- Dataset:
┌──

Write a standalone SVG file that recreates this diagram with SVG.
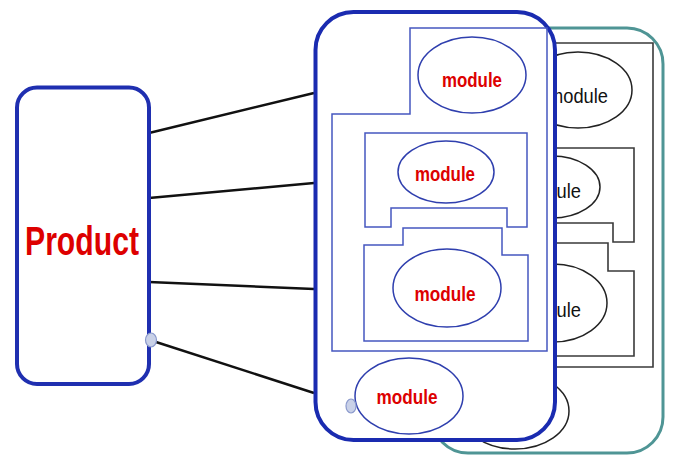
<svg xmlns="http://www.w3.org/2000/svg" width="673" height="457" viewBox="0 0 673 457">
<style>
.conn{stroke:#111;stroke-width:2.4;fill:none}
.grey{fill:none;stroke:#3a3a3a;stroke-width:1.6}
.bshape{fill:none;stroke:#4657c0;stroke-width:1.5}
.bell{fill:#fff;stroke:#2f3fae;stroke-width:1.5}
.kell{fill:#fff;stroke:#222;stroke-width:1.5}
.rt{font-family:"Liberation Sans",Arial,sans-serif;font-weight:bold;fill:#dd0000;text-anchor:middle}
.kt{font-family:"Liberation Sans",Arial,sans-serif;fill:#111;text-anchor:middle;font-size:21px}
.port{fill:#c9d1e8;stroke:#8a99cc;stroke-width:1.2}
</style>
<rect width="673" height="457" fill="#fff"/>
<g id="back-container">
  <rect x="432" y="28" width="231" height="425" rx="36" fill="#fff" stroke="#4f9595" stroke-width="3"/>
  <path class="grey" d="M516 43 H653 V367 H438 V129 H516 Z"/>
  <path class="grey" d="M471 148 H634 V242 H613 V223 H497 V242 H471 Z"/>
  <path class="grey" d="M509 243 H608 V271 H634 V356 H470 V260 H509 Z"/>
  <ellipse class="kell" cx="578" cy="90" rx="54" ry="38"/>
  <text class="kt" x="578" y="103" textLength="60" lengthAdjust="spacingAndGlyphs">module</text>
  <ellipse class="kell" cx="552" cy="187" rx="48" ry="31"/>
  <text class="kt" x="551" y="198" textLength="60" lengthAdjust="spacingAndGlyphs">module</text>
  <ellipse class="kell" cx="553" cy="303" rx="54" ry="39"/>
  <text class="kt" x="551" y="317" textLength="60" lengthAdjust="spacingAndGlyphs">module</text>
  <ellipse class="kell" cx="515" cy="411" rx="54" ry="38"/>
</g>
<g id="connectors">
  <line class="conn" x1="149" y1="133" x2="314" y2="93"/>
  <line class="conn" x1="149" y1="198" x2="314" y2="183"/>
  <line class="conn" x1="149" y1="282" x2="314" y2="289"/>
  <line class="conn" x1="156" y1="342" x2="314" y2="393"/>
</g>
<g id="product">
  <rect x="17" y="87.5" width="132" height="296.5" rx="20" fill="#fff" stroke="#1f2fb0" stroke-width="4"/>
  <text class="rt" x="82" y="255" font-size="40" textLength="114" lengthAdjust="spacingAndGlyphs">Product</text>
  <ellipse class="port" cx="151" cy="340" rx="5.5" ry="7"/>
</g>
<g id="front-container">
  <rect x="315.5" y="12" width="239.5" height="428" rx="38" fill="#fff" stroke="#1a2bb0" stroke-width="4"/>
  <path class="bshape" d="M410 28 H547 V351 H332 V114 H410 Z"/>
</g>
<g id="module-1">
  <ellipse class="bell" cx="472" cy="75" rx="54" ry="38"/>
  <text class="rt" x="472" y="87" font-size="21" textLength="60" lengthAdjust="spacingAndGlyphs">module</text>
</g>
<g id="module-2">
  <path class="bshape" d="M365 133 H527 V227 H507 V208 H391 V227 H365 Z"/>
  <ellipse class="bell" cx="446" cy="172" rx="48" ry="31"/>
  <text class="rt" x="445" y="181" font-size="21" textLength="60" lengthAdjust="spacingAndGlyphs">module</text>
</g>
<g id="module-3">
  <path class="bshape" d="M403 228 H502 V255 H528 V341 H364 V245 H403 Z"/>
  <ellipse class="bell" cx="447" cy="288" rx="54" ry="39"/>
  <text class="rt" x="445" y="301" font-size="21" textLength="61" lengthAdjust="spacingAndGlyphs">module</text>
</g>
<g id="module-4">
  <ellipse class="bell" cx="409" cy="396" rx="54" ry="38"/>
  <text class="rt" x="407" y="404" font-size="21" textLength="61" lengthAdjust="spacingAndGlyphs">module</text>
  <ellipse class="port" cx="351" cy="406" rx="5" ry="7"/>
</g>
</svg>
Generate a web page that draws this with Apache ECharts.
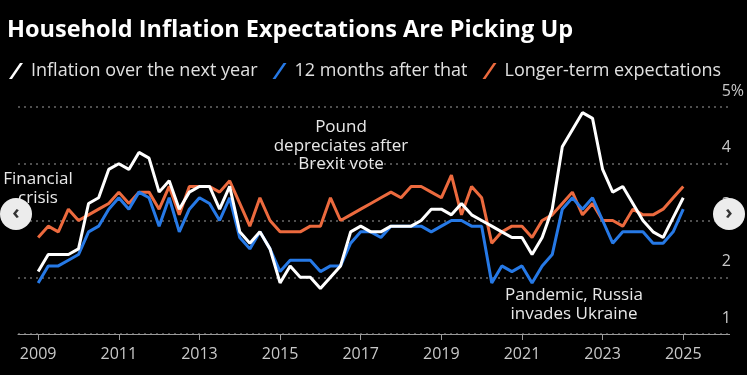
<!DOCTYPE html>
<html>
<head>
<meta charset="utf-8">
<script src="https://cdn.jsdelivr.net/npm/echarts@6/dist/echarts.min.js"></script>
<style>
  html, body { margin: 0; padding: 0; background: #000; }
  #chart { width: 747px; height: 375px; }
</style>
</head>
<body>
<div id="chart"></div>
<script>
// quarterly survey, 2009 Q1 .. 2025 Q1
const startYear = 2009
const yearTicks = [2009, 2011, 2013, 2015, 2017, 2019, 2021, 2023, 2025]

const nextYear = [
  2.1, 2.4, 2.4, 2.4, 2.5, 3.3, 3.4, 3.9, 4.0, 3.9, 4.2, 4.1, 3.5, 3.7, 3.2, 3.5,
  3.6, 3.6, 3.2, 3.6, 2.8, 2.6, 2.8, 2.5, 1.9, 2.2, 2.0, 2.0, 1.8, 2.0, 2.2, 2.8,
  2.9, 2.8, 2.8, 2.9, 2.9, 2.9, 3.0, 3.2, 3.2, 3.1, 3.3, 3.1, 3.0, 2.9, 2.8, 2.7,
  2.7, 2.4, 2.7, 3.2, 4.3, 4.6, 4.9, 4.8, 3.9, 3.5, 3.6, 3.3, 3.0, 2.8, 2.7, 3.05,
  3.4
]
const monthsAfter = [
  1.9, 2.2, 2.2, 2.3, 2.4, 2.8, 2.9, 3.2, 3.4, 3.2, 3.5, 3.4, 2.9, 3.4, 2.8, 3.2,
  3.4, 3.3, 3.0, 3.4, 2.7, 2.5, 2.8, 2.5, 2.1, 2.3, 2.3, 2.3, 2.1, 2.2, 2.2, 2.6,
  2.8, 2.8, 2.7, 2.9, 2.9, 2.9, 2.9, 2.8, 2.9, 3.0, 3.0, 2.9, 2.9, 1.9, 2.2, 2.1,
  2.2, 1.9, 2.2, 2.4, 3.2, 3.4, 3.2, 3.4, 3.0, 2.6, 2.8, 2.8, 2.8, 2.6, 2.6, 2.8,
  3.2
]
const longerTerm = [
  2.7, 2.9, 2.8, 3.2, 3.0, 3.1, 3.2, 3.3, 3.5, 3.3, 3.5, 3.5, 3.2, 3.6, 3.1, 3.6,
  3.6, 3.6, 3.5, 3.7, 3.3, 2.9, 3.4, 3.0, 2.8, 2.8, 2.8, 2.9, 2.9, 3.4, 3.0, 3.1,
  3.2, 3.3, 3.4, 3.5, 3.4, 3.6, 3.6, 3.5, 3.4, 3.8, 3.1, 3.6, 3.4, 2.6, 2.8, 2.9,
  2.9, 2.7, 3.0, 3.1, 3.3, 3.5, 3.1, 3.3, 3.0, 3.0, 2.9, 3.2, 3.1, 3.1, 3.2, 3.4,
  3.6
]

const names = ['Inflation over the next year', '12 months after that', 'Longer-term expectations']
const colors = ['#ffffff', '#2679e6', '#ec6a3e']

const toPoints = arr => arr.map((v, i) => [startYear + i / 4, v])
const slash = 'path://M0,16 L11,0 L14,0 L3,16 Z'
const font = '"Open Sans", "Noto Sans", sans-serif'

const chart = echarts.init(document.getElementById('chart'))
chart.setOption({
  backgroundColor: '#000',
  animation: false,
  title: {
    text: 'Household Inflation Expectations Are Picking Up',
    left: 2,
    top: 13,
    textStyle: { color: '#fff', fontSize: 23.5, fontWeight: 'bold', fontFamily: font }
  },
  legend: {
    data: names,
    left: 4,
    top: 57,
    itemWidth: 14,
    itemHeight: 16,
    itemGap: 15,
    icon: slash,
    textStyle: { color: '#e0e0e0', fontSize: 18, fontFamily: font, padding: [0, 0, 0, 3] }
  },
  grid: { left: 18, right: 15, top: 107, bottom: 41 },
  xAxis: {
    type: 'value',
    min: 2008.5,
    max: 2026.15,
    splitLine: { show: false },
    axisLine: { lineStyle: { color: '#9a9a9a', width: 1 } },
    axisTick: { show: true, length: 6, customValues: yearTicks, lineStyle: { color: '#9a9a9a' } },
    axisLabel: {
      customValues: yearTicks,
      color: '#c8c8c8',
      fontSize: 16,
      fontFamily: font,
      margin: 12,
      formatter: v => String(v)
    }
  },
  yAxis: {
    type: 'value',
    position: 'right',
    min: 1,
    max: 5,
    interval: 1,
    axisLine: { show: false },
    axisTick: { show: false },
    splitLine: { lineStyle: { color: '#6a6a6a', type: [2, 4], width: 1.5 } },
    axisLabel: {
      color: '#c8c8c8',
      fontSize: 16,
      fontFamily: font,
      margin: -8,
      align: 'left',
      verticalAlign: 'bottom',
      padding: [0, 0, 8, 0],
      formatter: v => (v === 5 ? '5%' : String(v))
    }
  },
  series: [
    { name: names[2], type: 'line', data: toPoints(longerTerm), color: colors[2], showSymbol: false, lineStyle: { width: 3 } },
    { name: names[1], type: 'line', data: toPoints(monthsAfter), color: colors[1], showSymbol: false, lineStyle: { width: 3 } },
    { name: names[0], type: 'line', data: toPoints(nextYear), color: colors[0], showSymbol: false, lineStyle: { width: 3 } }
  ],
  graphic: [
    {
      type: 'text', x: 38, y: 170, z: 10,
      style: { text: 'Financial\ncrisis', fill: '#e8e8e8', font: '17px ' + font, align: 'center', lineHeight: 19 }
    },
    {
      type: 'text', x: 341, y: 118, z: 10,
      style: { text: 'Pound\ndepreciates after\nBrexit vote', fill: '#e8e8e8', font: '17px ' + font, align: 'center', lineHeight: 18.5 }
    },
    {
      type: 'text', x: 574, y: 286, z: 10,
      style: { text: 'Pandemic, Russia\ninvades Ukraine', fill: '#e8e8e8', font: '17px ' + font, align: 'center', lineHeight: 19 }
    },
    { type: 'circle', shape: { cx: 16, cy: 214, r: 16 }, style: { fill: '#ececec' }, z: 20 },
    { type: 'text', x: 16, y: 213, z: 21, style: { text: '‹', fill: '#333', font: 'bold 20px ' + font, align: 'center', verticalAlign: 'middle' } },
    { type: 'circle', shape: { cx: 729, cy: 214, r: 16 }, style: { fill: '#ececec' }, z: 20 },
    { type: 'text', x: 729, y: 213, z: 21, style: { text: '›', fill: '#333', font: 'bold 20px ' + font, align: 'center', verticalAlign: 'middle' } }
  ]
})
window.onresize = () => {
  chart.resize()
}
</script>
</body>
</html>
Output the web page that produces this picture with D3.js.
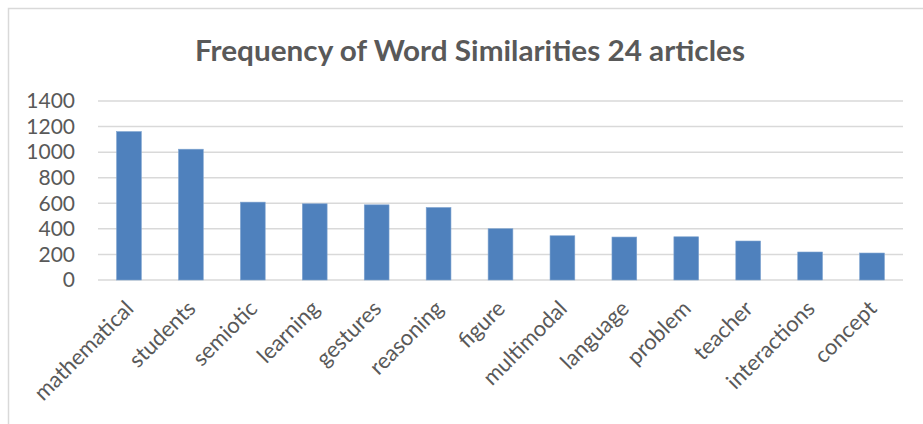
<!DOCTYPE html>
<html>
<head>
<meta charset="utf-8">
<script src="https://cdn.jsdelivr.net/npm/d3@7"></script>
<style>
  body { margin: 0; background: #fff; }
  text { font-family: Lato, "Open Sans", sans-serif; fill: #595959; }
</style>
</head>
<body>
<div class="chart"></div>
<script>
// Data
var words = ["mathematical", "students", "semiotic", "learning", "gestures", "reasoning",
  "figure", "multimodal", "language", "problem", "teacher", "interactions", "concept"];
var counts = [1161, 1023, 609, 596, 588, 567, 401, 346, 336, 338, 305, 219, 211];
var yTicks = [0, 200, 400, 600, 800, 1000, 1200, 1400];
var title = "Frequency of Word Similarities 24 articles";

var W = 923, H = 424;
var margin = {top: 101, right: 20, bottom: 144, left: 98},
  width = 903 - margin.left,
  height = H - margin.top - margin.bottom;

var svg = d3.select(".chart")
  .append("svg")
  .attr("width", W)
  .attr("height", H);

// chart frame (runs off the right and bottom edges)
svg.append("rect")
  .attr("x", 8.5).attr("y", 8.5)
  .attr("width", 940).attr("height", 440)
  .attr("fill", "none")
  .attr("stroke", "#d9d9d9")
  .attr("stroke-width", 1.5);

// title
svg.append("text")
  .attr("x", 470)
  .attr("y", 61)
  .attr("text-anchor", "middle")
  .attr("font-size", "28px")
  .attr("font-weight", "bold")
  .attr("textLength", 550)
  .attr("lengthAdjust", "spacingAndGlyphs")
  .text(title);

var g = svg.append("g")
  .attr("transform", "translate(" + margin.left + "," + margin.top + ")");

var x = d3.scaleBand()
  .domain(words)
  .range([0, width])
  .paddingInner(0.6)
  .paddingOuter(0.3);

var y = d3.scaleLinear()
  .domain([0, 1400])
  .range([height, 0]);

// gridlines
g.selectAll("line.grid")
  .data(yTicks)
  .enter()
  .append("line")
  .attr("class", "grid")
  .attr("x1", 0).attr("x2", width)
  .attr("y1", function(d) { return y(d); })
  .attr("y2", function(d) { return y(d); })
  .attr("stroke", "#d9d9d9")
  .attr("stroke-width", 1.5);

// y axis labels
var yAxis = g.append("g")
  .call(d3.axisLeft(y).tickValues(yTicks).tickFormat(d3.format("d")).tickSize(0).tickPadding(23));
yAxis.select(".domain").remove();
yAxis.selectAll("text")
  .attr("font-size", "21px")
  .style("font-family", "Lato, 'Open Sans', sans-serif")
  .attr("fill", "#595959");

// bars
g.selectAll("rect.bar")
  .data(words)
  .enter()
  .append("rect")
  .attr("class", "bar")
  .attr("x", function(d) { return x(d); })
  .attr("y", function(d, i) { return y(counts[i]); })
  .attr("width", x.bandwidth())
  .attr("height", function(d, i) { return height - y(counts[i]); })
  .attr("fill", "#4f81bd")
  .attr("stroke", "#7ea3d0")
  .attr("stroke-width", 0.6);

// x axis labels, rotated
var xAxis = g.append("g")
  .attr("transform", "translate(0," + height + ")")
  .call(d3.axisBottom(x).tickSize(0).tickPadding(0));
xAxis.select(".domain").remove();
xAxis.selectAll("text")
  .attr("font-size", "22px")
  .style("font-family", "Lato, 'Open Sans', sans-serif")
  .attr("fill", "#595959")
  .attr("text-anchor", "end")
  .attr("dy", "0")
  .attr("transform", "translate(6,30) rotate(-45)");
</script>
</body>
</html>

└──

- Exercise description: Could you quote, word for word, only the lines from the one containing "Generate a web" through the one containing "2021, 2023, 2025]", both included, and leave out any pictures?

- Response below:
Generate a web page that draws this with Apache ECharts.
<!DOCTYPE html>
<html>
<head>
<meta charset="utf-8">
<script src="https://cdn.jsdelivr.net/npm/echarts@6/dist/echarts.min.js"></script>
<style>
  html, body { margin: 0; padding: 0; background: #000; }
  #chart { width: 747px; height: 375px; }
</style>
</head>
<body>
<div id="chart"></div>
<script>
// quarterly survey, 2009 Q1 .. 2025 Q1
const startYear = 2009
const yearTicks = [2009, 2011, 2013, 2015, 2017, 2019, 2021, 2023, 2025]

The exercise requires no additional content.